My father’s regiment landed on Omaha Beach on June 7, 1944 (D-Day plus one), then engaged in the ferocious battle of the hedgerows beyond the beaches to St Lo, and laid siege to the port of Brest on the Brittany Peninsula, before breaching the Siegfried Line and assaulting the German homeland.

Advocating Overlord, Philip Padgett’s first book, tells the story of the planning, logistics, diplomacy, and strategic debate among U.S. and British political and military leaders in the 12 months preceding D-Day. Padgett recounts that the path to D-Day was “neither straight nor certain,” and involved intense debate and rivalry between Allied leaders and within the armed forces of the U.S. and Britain.

The debate within the Allied leadership about the best strategy for winning the Second World War has long been known to historians; Padgett breaks no new ground here. Throughout the war, the U.S. and British generals and admirals that comprised the Combined Chiefs of Staff were, in Padgett’s words, “mired in distrust and acrimony.”

Britain’s leaders, most especially Prime Minister Winston Churchill, preferred a Mediterranean strategy that would hopefully avoid a repeat of the horrific casualties suffered on the Western front in the First World War.

U.S. leaders, especially Army Chief of Staff General George Marshall, favored a more direct attack on the Nazi Reich via northwest Europe.

Padgett points out that Britain until well into 1943 had its way, with amphibious invasions of North Africa, Sicily, and Italy. Churchill called Italy the “soft underbelly” of Europe, but the fighting there proved to be a slugfest with memorable and costly battles at Salerno, Anzio, and Monte Casino.

Most U.S. military leaders viewed Italy as little more than a sideshow to the planned Overlord campaign against Hitler’s Atlantic Wall. As America’s contribution to the war effort overtook Britain’s, U.S. leaders gradually exercised greater control over Allied strategy.

Padgett details the work of important Allied bureaucracies in planning Overlord: the Combined Chiefs of Staff, the British and American Chiefs of Staff, the Joint Planning Staff, the Joint Intelligence Committee, the Joint War Planning Committee, the War Shipping Administration, the War Department Operations Division, and others.

Allied strategy was shaped by decisions made at various wartime conferences codenamed Trident, Symbol, Sextant, Eureka, and Quadrant in 1943.

Padgett rightly highlights the important contributions of key but largely unheralded Allied military planners such as U.S. Major General Thomas Handy and British Lt. General Frederick Morgan. He also explains the importance of victory in the Battle of the Atlantic, intelligence breakthroughs, and the Allied bomber offensive to the success of Overlord.

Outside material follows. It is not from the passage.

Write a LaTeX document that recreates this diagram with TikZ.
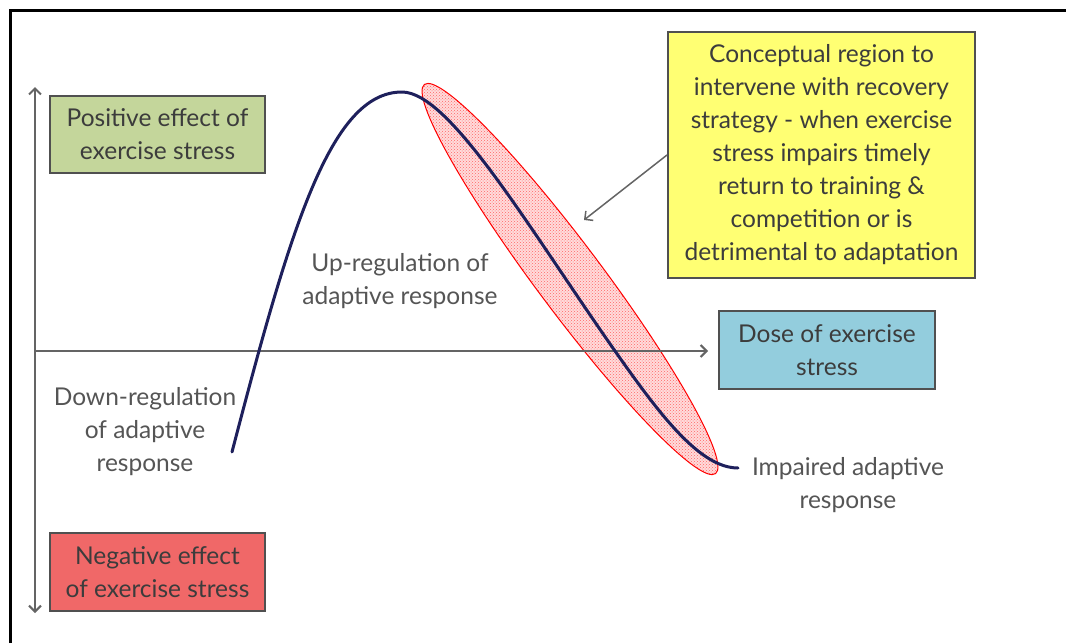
\documentclass[tikz,border=0pt]{standalone}
\usepackage{fontspec}
\setmainfont{Lato}
\usetikzlibrary{arrows.meta,positioning,patterns}
\definecolor{boxgreen}{RGB}{196,214,155}
\definecolor{boxred}{RGB}{240,104,104}
\definecolor{boxblue}{RGB}{147,205,221}
\definecolor{boxyellow}{RGB}{255,255,115}
\definecolor{boxline}{RGB}{80,80,80}
\definecolor{boxtext}{RGB}{60,60,60}
\definecolor{lbltext}{RGB}{85,85,85}
\definecolor{axisgray}{RGB}{100,100,100}
\definecolor{navy}{RGB}{30,32,92}

\begin{document}
\begin{tikzpicture}[x=1pt,y=-1pt,
  every node/.style={font=\fontsize{24.5}{33}\selectfont},
  box/.style={draw=boxline,line width=2pt,align=center,text=boxtext,inner sep=0pt},
  lbl/.style={align=center,text=lbltext},
  axis/.style={draw=axisgray,line width=2pt,>={Straight Barb[length=6pt,width=12pt]}}]
\useasboundingbox (0,0) rectangle (1066,643);
% frame
\draw[line width=3pt] (10,643) -- (10,10) -- (1066,10);

% region of recovery
\draw[red,line width=1pt,preaction={fill=red!14},pattern=crosshatch dots,pattern color=red!60]
  (570,279) ellipse[x radius=243,y radius=33,rotate=-53.2];

% axes
\coordinate (ytop) at (35,87);
\coordinate (ybot) at (35,613);
\coordinate (origin) at (35,351);
\coordinate (xend) at (708,351);
\draw[axis,<->] (ytop) -- (ybot);
\draw[axis,->] (origin) -- (xend);

% response curve
\draw[navy,line width=3pt,line cap=round]
  (232,452) .. controls (290,230) and (330,92) .. (402,92)
  .. controls (450,92) and (530,230) .. (615,351)
  .. controls (660,415) and (700,468) .. (738,468);

% boxes
\node[box,fill=boxgreen,minimum width=215,minimum height=77] (pos) at (157.5,134.5)
  {Positive effect of\\exercise stress};
\node[box,fill=boxred,minimum width=215,minimum height=78] (neg) at (157.5,572)
  {Negative effect\\of exercise stress};
\node[box,fill=boxblue,minimum width=216,minimum height=78] (dose) at (827,350)
  {Dose of exercise\\stress};
\node[box,fill=boxyellow,minimum width=307,minimum height=246] (note) at (821.5,155)
  {Conceptual region to\\intervene with recovery\\strategy - when exercise\\stress impairs timely\\return to training \&\\competition or is\\detrimental to adaptation};

% labels
\node[lbl] (up) at (400,281) {Up-regulation of\\adaptive response};
\node[lbl] (down) at (145,432) {Down-regulation\\of adaptive\\response};
\node[lbl] (impaired) at (848,485) {Impaired adaptive\\response};

\coordinate (tip) at (584,220);
\draw[axis,->,line width=1.5pt] (note.west) -- (tip);
\end{tikzpicture}
\end{document}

The most intriguing part of the book is Padgett’s attempt to prove a link between Overlord and Allied cooperation on the atomic bomb project. He states at the outset that “The American determination, with key British supporters, to base Allied strategy for Europe on a cross-Channel assault and Churchill’s need to reestablish Anglo-American collaboration on atomic weapons . . . did become the two sides of a quid pro quo.”

He suggests that this British-American quid pro quo was reached at the Quadrant Conference in Quebec. But there is no direct proof of a quid pro quo, and there is no evidence that one decision was directly related to the other.

Instead, Padgett relies on what he calls “an intentional, step-by-step elevation of the question of resuming atomic cooperation with a concurrent awareness of the need to settle on strategy.” It is an interesting hypothesis, but the author’s circumstantial evidence and inferences fall short of proving the link.

That said, Advocating Overlord is a welcome reminder of what can be accomplished when allied nations’ military and political leaders overcome national biases and rivalries to recognize common interests. It also reminds us that, to paraphrase the great British Foreign Minister Lord Palmerston, nations have no eternal friends and no eternal enemies, only eternal interests.